The Charles Dickens Letters Project

Period: 
1851-1860
Theme(s): 
Germany
publishing
The Uncommercial Traveller
All the Year Round
A Tale of Two Cities
Great Expectations
domestic issues
family
railway

To BERNHARD TAUCHNITZ,1 17 OCTOBER 1860

Replaces extract in Pilgrim Letters 9, p. 340.

Text from facsimile in the possession of Dietmar Böhnke.2 

GAD'S HILL PLACE,

HIGHAM BY ROCHESTER, KENT.

Wednesday Seventeenth October 1860

My Dear Mr Tauchnitz


I am very glad to receive your letter this morning, as I was just going to write to you. 

The Uncommercial Traveller is finished for the present, but I may very probably write another series under the same title, bye and bye.3 I bring it to a close now, because I am about to produce in "All the Year Round", a new serial story of my own writing, which will be continued every week for Nine Months.4 It will be rather longer than "A Tale of Two Cities". Its title will be: "Great Expectations."5 

I shall be happy to concede to you, as usual, the right of republishing "Great Expectations", and will take care that you have the last sheets in due time.6   I am also happy to reply to your question concerning "The Uncommercial Traveller", that it is at your service, on any terms you think right.

I have omitted to mention that the first No. of "Great Expectations" will be published on the 1st of December.7 

Having a pretty house and grounds here, to which I am much attached, I have sold my home in London.8 But on my daughter's account, I purpose always having a house in London in what we call "The Season" – that is to say from February9 to June.10 When you next come over to England, I hope you will ensure me the opportunity of seeing you. Even this place is within an hour and a half's railway ride of "All the Year Round" office.11 

Charles is now in India, and has been in China and Japan. He will probably return home, early in next year.12 My daughter13 (I use the singular number, now my second daughter is married),14 begs me to say that it would give her the greatest pleasure to receive Mrs Tauchnitz and any of your family. She and her aunt15 send their kindest regard. 

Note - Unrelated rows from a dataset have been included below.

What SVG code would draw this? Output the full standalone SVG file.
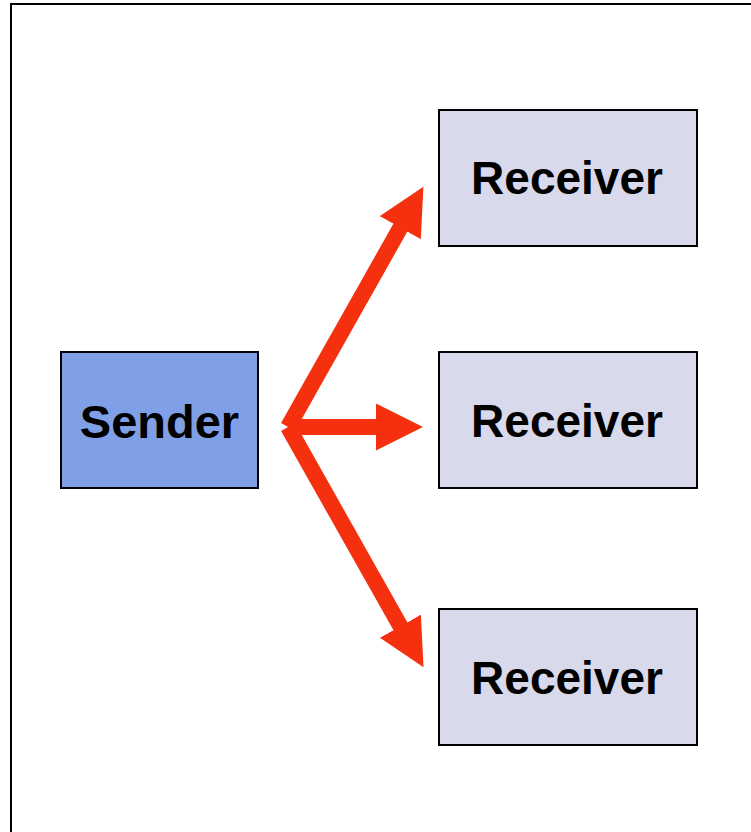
<svg xmlns="http://www.w3.org/2000/svg" width="751" height="832" viewBox="0 0 751 832">
  <style>
    .box { stroke: #000; stroke-width: 2; }
    .sender { fill: #7f9fe6; }
    .receiver { fill: #d9d9ec; }
    .label { font-family: "Liberation Sans", Arial, sans-serif; font-weight: bold; font-size: 46px; fill: #000; text-anchor: middle; }
    .arrow { stroke: #f5300e; stroke-width: 16; fill: none; marker-end: url(#head); }
  </style>
  <defs>
    <marker id="head" markerUnits="userSpaceOnUse" markerWidth="48" markerHeight="48" refX="1" refY="23.5" orient="auto">
      <path d="M0,0 L47,23.5 L0,47 z" fill="#f5300e"/>
    </marker>
  </defs>

  <rect width="751" height="832" fill="#fff"/>
  <!-- page frame -->
  <path d="M11,832 V4 H751" fill="none" stroke="#000" stroke-width="2"/>

  <g id="connectors">
    <line class="arrow" x1="288" y1="427" x2="400.8" y2="226.9"/>
    <line class="arrow" x1="288" y1="427" x2="377" y2="427"/>
    <line class="arrow" x1="288" y1="427" x2="400.9" y2="627.1"/>
  </g>

  <g id="sender">
    <rect class="box sender" x="61" y="352" width="197" height="136"/>
    <text class="label" x="159.5" y="438" style="font-size:47px">Sender</text>
  </g>
  <g id="receiver-top">
    <rect class="box receiver" x="439" y="110" width="258" height="136"/>
    <text class="label" x="567" y="194">Receiver</text>
  </g>
  <g id="receiver-middle">
    <rect class="box receiver" x="439" y="352" width="258" height="136"/>
    <text class="label" x="567" y="437">Receiver</text>
  </g>
  <g id="receiver-bottom">
    <rect class="box receiver" x="439" y="609" width="258" height="136"/>
    <text class="label" x="567" y="694">Receiver</text>
  </g>
</svg>
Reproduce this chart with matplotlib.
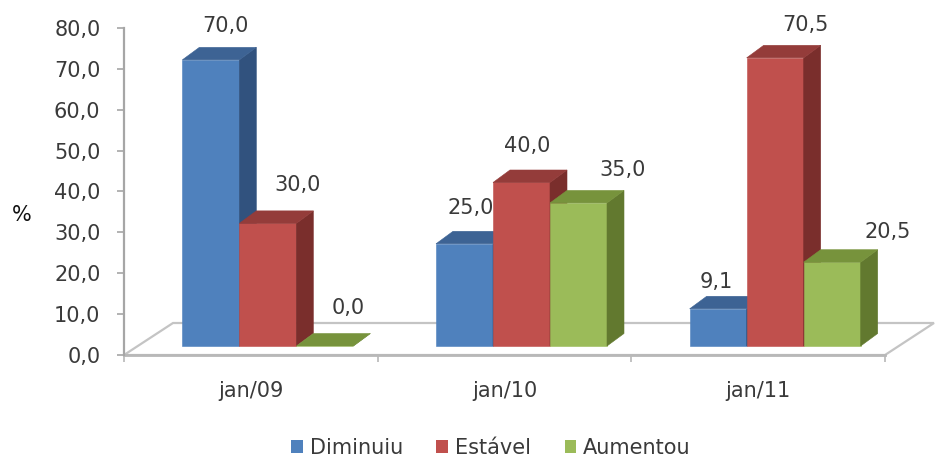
import matplotlib
matplotlib.use("Agg")
import matplotlib.pyplot as plt
from matplotlib.patches import Polygon, Patch
from matplotlib.ticker import FuncFormatter, FixedLocator

# ---- data ----
categories = ["jan/09", "jan/10", "jan/11"]
series_names = ["Diminuiu", "Estável", "Aumentou"]
diminuiu = [70.0, 25.0, 9.1]
estavel = [30.0, 40.0, 70.5]
aumentou = [0.0, 35.0, 20.5]
y_ticks = [0, 10, 20, 30, 40, 50, 60, 70, 80]

# ---- styling ----
W, H, DPI = 941, 458, 100
front_cols = ["#4F81BD", "#C0504D", "#9BBB59"]
top_cols = ["#3D6394", "#943C3A", "#77933C"]
side_cols = ["#31527E", "#7A2E2C", "#62792F"]
text_col = "#3A3A3A"
FS = 15

# label offsets (pixels) from the top-centre of each bar's front face
label_offsets = [
    [(15, -34), (6, -36), (-2, -27)],
    [(30, -38), (6, -36), (30, -33)],
    [(23, -38), (44, -33), (56, -30)],
]

plt.rcParams["font.family"] = ["DejaVu Sans"]

fig = plt.figure(figsize=(W / DPI, H / DPI), dpi=DPI)
left_px, right_px, top_px, base_px = 124, 885, 28, 355
ax = fig.add_axes([left_px / W, (H - base_px) / H,
                   (right_px - left_px) / W, (base_px - top_px) / H])
ax.set_xlim(-0.5, len(categories) - 0.5)
ax.set_ylim(0, 80)

# data units per pixel
ux = len(categories) / (right_px - left_px)
uy = 80 / (base_px - top_px)

# floor of the 3-D box
floor_dx, floor_dy = 49 * ux, 32 * uy
x0, x1 = -0.5, len(categories) - 0.5
floor = Polygon([(x0, 0), (x1, 0), (x1 + floor_dx, floor_dy), (x0 + floor_dx, floor_dy)],
                closed=True, facecolor="white", edgecolor="#C4C4C4", lw=1.6,
                clip_on=False, zorder=1)
ax.add_patch(floor)

# bars
bar_w = 57 * ux
shift_x, shift_y = 17 * ux, 9 * uy      # bars sit inside the floor depth
depth_x, depth_y = 17 * ux, 12.5 * uy   # visible depth of each bar
values = [diminuiu, estavel, aumentou]
z = 3
for i, cat in enumerate(categories):
    for j, vals in enumerate(values):
        v = vals[i]
        bx0 = i - 1.5 * bar_w + j * bar_w + shift_x
        bx1 = bx0 + bar_w
        by0 = shift_y
        by1 = shift_y + v
        front = Polygon([(bx0, by0), (bx1, by0), (bx1, by1), (bx0, by1)],
                        facecolor=front_cols[j], edgecolor=front_cols[j], lw=0.4,
                        clip_on=False, zorder=z)
        side = Polygon([(bx1, by0), (bx1 + depth_x, by0 + depth_y),
                        (bx1 + depth_x, by1 + depth_y), (bx1, by1)],
                       facecolor=side_cols[j], edgecolor=side_cols[j], lw=0.4,
                       clip_on=False, zorder=z)
        top = Polygon([(bx0, by1), (bx1, by1), (bx1 + depth_x, by1 + depth_y),
                       (bx0 + depth_x, by1 + depth_y)],
                      facecolor=top_cols[j], edgecolor=top_cols[j], lw=0.4,
                      clip_on=False, zorder=z)
        for p in (front, side, top):
            ax.add_patch(p)
        z += 1
        dx, dy = label_offsets[j][i]
        ax.annotate(f"{v:.1f}".replace(".", ","), xy=((bx0 + bx1) / 2, by1),
                    xytext=(dx, -dy), textcoords="offset pixels",
                    ha="center", va="center", fontsize=FS, color=text_col,
                    annotation_clip=False, zorder=50)

# axes styling
for s in ("top", "right"):
    ax.spines[s].set_visible(False)
ax.spines["left"].set_color("#A6A6A6")
ax.spines["left"].set_linewidth(1.6)
ax.spines["bottom"].set_color("#B8B8B8")
ax.spines["bottom"].set_linewidth(2.0)
ax.spines["bottom"].set_zorder(2)

ax.yaxis.set_major_locator(FixedLocator(y_ticks))
ax.yaxis.set_major_formatter(FuncFormatter(lambda v, p: f"{v:.1f}".replace(".", ",")))
ax.tick_params(axis="y", length=5, width=1.2, color="#A6A6A6", labelsize=FS,
               labelcolor=text_col, pad=12)

ax.set_xticks(range(len(categories)))
ax.set_xticklabels(categories)
ax.set_xticks([k - 0.5 for k in range(len(categories) + 1)], minor=True)
ax.tick_params(axis="x", which="major", length=0, labelsize=FS,
               labelcolor=text_col, pad=19)
ax.tick_params(axis="x", which="minor", length=5, width=1.2, color="#B8B8B8")

fig.text(22 / W, 1 - 215 / H, "%", fontsize=FS, color="#111111",
         ha="center", va="center")

handles = [Patch(facecolor=c, edgecolor="none") for c in front_cols]
fig.legend(handles, series_names, loc="center", ncol=3, frameon=False,
           bbox_to_anchor=(491 / W, 1 - 448 / H), fontsize=FS,
           labelcolor=text_col, handlelength=0.55, handleheight=0.55,
           handletextpad=0.35, columnspacing=1.6)

fig.savefig("out.png", dpi=DPI)
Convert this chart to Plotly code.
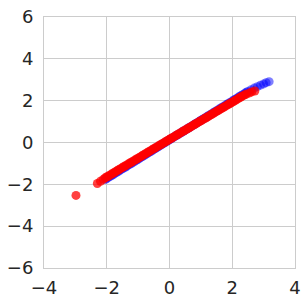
import plotly.graph_objects as go

blue_x = [-2.05, -2.00, -1.95, -1.90, -1.85, -1.80, -1.75, -1.70, -1.65, -1.60,
          -1.55, -1.50, -1.45, -1.40, -1.35, -1.30, -1.25, -1.20, -1.15, -1.10,
          -1.05, -1.00, -0.95, -0.90, -0.85, -0.80, -0.75, -0.70, -0.65, -0.60,
          -0.55, -0.50, -0.45, -0.40, -0.35, -0.30, -0.25, -0.20, -0.15, -0.10,
          -0.05, 0.00, 0.05, 0.10, 0.15, 0.20, 0.25, 0.30, 0.35, 0.40,
          0.45, 0.50, 0.55, 0.60, 0.65, 0.70, 0.75, 0.80, 0.85, 0.90,
          0.95, 1.00, 1.05, 1.10, 1.15, 1.20, 1.25, 1.30, 1.35, 1.40,
          1.45, 1.50, 1.55, 1.60, 1.65, 1.70, 1.75, 1.80, 1.85, 1.90,
          1.95, 2.00, 2.05, 2.10, 2.15, 2.20, 2.25, 2.30, 2.35, 2.40,
          2.45, 2.50, 2.60, 2.70, 2.80, 2.90, 3.00, 3.08, 3.175]
blue_y = [-1.77, -1.72, -1.67, -1.63, -1.58, -1.54, -1.49, -1.44, -1.40, -1.35,
          -1.30, -1.26, -1.21, -1.17, -1.12, -1.07, -1.03, -0.98, -0.93, -0.89,
          -0.84, -0.80, -0.75, -0.70, -0.66, -0.61, -0.56, -0.52, -0.47, -0.43,
          -0.38, -0.33, -0.29, -0.24, -0.19, -0.15, -0.10, -0.05, -0.01, 0.04,
          0.08, 0.13, 0.18, 0.22, 0.27, 0.32, 0.36, 0.41, 0.45, 0.50,
          0.55, 0.59, 0.64, 0.69, 0.73, 0.78, 0.82, 0.87, 0.92, 0.96,
          1.01, 1.06, 1.10, 1.15, 1.19, 1.24, 1.29, 1.33, 1.38, 1.43,
          1.47, 1.52, 1.56, 1.61, 1.66, 1.70, 1.75, 1.80, 1.84, 1.89,
          1.93, 1.98, 2.03, 2.07, 2.12, 2.17, 2.21, 2.26, 2.30, 2.35,
          2.40, 2.44, 2.52, 2.60, 2.67, 2.74, 2.80, 2.86, 2.91]

red_x = [-2.98, -2.30, -2.20, -2.11,
         -2.05, -2.00, -1.95, -1.90, -1.85, -1.80, -1.75, -1.70, -1.65, -1.60,
         -1.55, -1.50, -1.45, -1.40, -1.35, -1.30, -1.25, -1.20, -1.15, -1.10,
         -1.05, -1.00, -0.95, -0.90, -0.85, -0.80, -0.75, -0.70, -0.65, -0.60,
         -0.55, -0.50, -0.45, -0.40, -0.35, -0.30, -0.25, -0.20, -0.15, -0.10,
         -0.05, 0.00, 0.05, 0.10, 0.15, 0.20, 0.25, 0.30, 0.35, 0.40,
         0.45, 0.50, 0.55, 0.60, 0.65, 0.70, 0.75, 0.80, 0.85, 0.90,
         0.95, 1.00, 1.05, 1.10, 1.15, 1.20, 1.25, 1.30, 1.35, 1.40,
         1.45, 1.50, 1.55, 1.60, 1.65, 1.70, 1.75, 1.80, 1.85, 1.90,
         1.95, 2.00, 2.05, 2.10, 2.15, 2.20, 2.25, 2.30, 2.35, 2.40,
         2.45, 2.55, 2.62, 2.72]
red_y = [-2.53, -1.96, -1.85, -1.76,
         -1.69, -1.65, -1.60, -1.56, -1.51, -1.47, -1.42, -1.38, -1.33, -1.29,
         -1.24, -1.20, -1.15, -1.11, -1.06, -1.02, -0.97, -0.93, -0.88, -0.84,
         -0.79, -0.75, -0.70, -0.66, -0.61, -0.57, -0.52, -0.48, -0.43, -0.39,
         -0.34, -0.30, -0.25, -0.21, -0.16, -0.12, -0.07, -0.03, 0.02, 0.06,
         0.11, 0.15, 0.19, 0.24, 0.28, 0.33, 0.37, 0.42, 0.46, 0.51,
         0.55, 0.60, 0.64, 0.68, 0.73, 0.77, 0.82, 0.86, 0.91, 0.95,
         1.00, 1.04, 1.08, 1.13, 1.17, 1.22, 1.26, 1.31, 1.35, 1.40,
         1.44, 1.49, 1.53, 1.57, 1.62, 1.66, 1.71, 1.75, 1.80, 1.84,
         1.89, 1.93, 1.97, 2.02, 2.06, 2.11, 2.15, 2.20, 2.24, 2.28,
         2.31, 2.37, 2.42, 2.46]

x_ticks = [-4, -2, 0, 2, 4]
y_ticks = [-6, -4, -2, 0, 2, 4, 6]

fig = go.Figure()
fig.add_trace(go.Scatter(x=blue_x, y=blue_y, mode="markers",
                         marker=dict(color="rgb(0,0,255)", size=9, opacity=0.5,
                                     line=dict(width=0)),
                         hoverinfo="skip", cliponaxis=False))
fig.add_trace(go.Scatter(x=red_x, y=red_y, mode="markers",
                         marker=dict(color="rgb(255,0,0)", size=9, opacity=0.75,
                                     line=dict(width=0)),
                         hoverinfo="skip", cliponaxis=False))

axis_common = dict(showgrid=True, gridcolor="#cccccc", gridwidth=1,
                   zeroline=False, showline=True, mirror=True,
                   linecolor="#cccccc", linewidth=1,
                   ticks="", automargin=False,
                   tickfont=dict(family="DejaVu Sans", size=18, color="#262626"))
fig.update_layout(
    width=308, height=301,
    margin=dict(l=44, r=13, t=17, b=33, autoexpand=False),
    paper_bgcolor="white", plot_bgcolor="white",
    showlegend=False,
    xaxis=dict(range=[-4, 4], tickvals=x_ticks, ticklabelstandoff=3, **axis_common),
    yaxis=dict(range=[-6, 6], tickvals=y_ticks, ticklabelstandoff=6, **axis_common),
)
fig.write_html("out.html", config={"displayModeBar": False})

# remove the default page margin so the figure sits at the window origin
with open("out.html", "r", encoding="utf-8") as f:
    html = f.read()
html = html.replace("<head>", "<head><style>html,body{margin:0;padding:0;overflow:hidden;}</style>", 1)
with open("out.html", "w", encoding="utf-8") as f:
    f.write(html)
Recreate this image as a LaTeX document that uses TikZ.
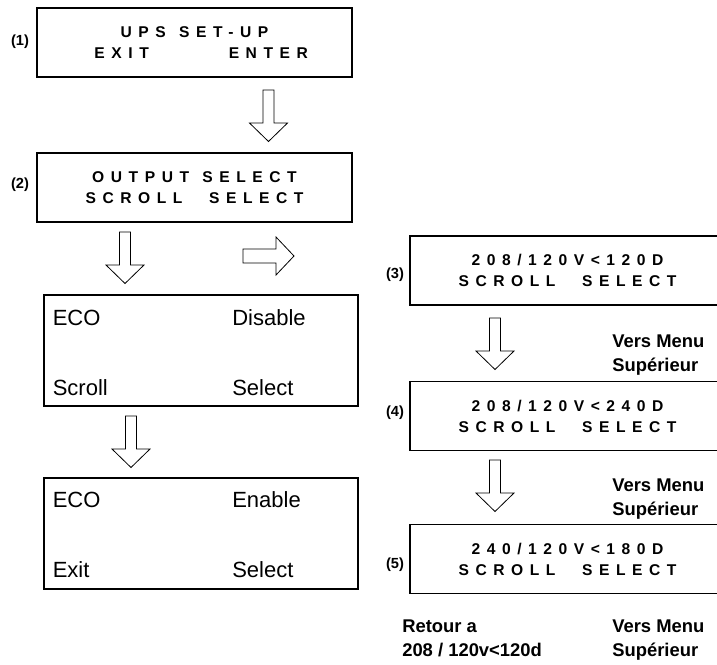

Believe me my Dear Mr Tauchnitz

Always Faithfully Yours

CHARLES DICKENS 

 
  • 1. Baron Bernhard Christian Tauchnitz (1816-95), publisher, of Leipzig. Born at Schleinitz; nephew of the publisher Karl Tauchnitz. Founded his own firm in Leipzig in 1837. The firm began its “Collection of British Authors” Sep 1841 with Bulwer Lytton’s Pelham. Pickwick Papers, Oliver Twist, and American Notes had appeared before the end of 1842, and Nicholas Nickleby in June 1843. He and CD became friendly, and CD sent Charley to Leipzig to learn German. According to John Forster, Tauchnitz always paid liberally. He wrote to Forster after CD’s death: “All Mr Dickens’s works have been published under agreement by me. My intercourse with him lasted nearly twenty-seven years. The first of his letters dates in October 1843, and his last at the close of March, 1870 [see To Tauchnitz, 31 March 1870]. Our long relations were not only never troubled by the least disagreement, but were the occasion of most hearty personal feeling; and I shall never lose the sense of his kind and friendly nature. On my asking him his terms for Edwin Drood, he replied, ‘Your terms shall be mine’” (John Forster, The Life of Charles Dickens, ed. J.W.T. Ley, p. 807n).
  • 2. Böhnke published his transcription of this letter, with some annotation, in 'The Correspondence between Charles Dickens and Bernhard Tauchnitz: General Observations and Newly Discovered Letters', Archiv für das Studium der neueren Sprachen und Literaturen (Berlin: Erich Schmidt Verlag, 2013), pp. 327-8.
  • 3. The first series of Uncommercial Traveller sketches ran from 28 Jan 1860 to 13 October 1860. The second series began on 2 May 1863.
  • 4. The novel in fact ran for eight months.
  • 5. Great Expectations ran in All the Year Round from 1 December 1860 to 3 August 1861, in 35 weekly parts. A Tale of Two Cities ran to 31 parts.
  • 6. Tauchnitz published Great Expectations as volumes 547 and 548 of his Collection of British Authors series, in 1861.
  • 7. In All the Year Round 4: 169-74.
  • 8. CD sold Tavistock House on 21 August 1860.
  • 9. 'January' deleted.
  • 10. CD rented 3 Hanover Terrace, Regent's Park, from 14 February to 15 June, 1861.
  • 11. The All the Year Round office was located at 26 Wellington Street, Strand.
  • 12. Charley Dickens (1837-96) returned from China (where he had been buying tea) at the end of January 1861. He had met Tauchnitz in Leipzig in 1853.
  • 13. Mamie Dickens (1838-96).
  • 14. Katey Dickens married Charles Allston Collins on 17 July 1860.
  • 15. Georgina Hogarth (1827-1917), CD’s sister-in-law.